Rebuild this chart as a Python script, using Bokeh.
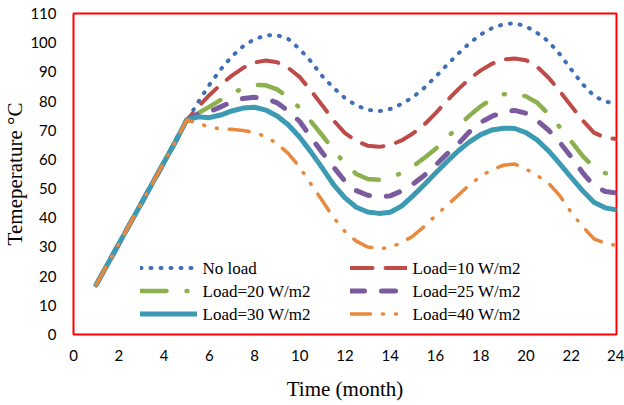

..........

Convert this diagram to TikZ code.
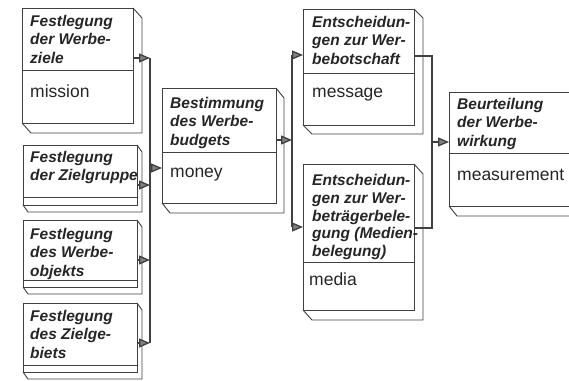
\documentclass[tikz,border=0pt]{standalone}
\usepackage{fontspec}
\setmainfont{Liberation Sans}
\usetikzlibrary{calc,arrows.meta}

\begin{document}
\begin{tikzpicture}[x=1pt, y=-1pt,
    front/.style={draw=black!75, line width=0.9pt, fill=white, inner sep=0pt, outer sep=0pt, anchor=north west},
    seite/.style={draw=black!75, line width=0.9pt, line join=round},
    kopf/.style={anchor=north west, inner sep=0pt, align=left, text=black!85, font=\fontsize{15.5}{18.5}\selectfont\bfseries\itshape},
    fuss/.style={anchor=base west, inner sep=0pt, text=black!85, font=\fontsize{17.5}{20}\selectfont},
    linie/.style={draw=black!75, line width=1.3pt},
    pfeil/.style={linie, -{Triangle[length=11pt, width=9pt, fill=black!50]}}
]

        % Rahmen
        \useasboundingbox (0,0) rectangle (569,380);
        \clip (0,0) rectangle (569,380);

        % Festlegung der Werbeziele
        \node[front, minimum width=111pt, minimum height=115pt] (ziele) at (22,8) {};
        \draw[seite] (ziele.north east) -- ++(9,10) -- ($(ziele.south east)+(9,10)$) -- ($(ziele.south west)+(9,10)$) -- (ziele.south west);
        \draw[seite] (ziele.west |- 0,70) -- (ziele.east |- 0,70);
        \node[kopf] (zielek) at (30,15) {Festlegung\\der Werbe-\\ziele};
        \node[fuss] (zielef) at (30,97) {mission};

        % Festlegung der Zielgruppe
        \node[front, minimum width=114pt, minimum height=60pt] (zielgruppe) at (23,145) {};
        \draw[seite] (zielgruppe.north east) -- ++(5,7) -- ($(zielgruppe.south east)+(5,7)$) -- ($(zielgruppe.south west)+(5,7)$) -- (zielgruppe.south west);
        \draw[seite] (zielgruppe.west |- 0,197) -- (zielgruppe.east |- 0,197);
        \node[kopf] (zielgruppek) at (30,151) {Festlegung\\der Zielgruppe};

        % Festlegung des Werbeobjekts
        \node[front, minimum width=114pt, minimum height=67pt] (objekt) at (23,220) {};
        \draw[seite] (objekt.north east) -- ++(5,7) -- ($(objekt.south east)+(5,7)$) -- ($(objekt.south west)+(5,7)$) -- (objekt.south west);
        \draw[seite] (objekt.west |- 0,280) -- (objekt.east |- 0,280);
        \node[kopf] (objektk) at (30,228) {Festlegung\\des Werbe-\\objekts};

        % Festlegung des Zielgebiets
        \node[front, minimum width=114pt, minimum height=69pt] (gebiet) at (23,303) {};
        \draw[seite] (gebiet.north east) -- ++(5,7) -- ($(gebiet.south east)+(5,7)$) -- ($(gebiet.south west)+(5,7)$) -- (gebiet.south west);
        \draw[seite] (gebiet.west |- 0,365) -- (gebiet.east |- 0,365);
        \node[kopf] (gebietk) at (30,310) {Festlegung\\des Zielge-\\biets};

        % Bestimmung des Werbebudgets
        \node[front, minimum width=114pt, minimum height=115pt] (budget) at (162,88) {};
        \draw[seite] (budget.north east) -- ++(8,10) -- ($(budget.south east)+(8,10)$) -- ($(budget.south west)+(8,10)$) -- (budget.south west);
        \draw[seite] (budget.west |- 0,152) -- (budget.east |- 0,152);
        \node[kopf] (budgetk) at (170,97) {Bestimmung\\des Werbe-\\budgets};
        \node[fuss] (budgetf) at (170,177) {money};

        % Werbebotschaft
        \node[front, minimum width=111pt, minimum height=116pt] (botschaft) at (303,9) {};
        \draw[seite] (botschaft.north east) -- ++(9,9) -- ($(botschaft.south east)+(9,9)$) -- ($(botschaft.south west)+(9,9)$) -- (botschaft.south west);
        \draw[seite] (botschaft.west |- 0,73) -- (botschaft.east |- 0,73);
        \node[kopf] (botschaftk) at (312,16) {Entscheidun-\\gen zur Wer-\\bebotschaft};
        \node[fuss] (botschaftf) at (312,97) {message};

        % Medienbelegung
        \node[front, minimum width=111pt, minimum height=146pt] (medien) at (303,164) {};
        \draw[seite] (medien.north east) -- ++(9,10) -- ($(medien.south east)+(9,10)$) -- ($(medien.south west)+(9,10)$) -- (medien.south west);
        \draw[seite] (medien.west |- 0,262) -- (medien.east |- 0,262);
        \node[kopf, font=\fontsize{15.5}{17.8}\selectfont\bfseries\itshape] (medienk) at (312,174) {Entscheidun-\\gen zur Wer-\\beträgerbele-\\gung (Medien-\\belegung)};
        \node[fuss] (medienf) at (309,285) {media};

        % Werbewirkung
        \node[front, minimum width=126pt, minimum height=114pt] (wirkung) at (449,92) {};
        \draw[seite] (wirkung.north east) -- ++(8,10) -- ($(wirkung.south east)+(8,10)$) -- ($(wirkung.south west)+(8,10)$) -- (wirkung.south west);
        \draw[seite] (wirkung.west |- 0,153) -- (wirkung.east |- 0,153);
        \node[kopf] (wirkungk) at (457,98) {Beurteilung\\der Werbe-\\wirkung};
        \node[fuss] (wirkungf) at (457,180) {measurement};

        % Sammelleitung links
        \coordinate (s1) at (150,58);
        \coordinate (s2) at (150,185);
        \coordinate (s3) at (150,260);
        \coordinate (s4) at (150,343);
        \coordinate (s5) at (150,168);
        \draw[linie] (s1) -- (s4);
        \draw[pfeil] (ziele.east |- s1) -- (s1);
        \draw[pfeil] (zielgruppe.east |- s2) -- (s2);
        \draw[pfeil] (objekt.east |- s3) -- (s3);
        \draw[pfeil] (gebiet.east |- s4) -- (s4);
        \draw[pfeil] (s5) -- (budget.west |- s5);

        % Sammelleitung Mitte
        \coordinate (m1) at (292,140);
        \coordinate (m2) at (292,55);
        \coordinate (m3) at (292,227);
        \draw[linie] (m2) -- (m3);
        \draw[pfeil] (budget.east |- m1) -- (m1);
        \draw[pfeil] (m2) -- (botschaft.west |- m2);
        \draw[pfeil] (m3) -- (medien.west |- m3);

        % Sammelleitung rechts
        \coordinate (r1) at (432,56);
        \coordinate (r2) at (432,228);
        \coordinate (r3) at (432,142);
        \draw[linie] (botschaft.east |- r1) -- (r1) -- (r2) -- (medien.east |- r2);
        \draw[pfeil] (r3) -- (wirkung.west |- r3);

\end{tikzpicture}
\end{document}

..........

• _Your task_
Quote only the lines running from the line with "Convert this diagram to TikZ code." to the line with "(zielef) at (30,97)", ends included, exactly as they appear and without the pictures.

• _Exercise answer_
Convert this diagram to TikZ code.
\documentclass[tikz,border=0pt]{standalone}
\usepackage{fontspec}
\setmainfont{Liberation Sans}
\usetikzlibrary{calc,arrows.meta}

\begin{document}
\begin{tikzpicture}[x=1pt, y=-1pt,
    front/.style={draw=black!75, line width=0.9pt, fill=white, inner sep=0pt, outer sep=0pt, anchor=north west},
    seite/.style={draw=black!75, line width=0.9pt, line join=round},
    kopf/.style={anchor=north west, inner sep=0pt, align=left, text=black!85, font=\fontsize{15.5}{18.5}\selectfont\bfseries\itshape},
    fuss/.style={anchor=base west, inner sep=0pt, text=black!85, font=\fontsize{17.5}{20}\selectfont},
    linie/.style={draw=black!75, line width=1.3pt},
    pfeil/.style={linie, -{Triangle[length=11pt, width=9pt, fill=black!50]}}
]

        % Rahmen
        \useasboundingbox (0,0) rectangle (569,380);
        \clip (0,0) rectangle (569,380);

        % Festlegung der Werbeziele
        \node[front, minimum width=111pt, minimum height=115pt] (ziele) at (22,8) {};
        \draw[seite] (ziele.north east) -- ++(9,10) -- ($(ziele.south east)+(9,10)$) -- ($(ziele.south west)+(9,10)$) -- (ziele.south west);
        \draw[seite] (ziele.west |- 0,70) -- (ziele.east |- 0,70);
        \node[kopf] (zielek) at (30,15) {Festlegung\\der Werbe-\\ziele};
        \node[fuss] (zielef) at (30,97) {mission};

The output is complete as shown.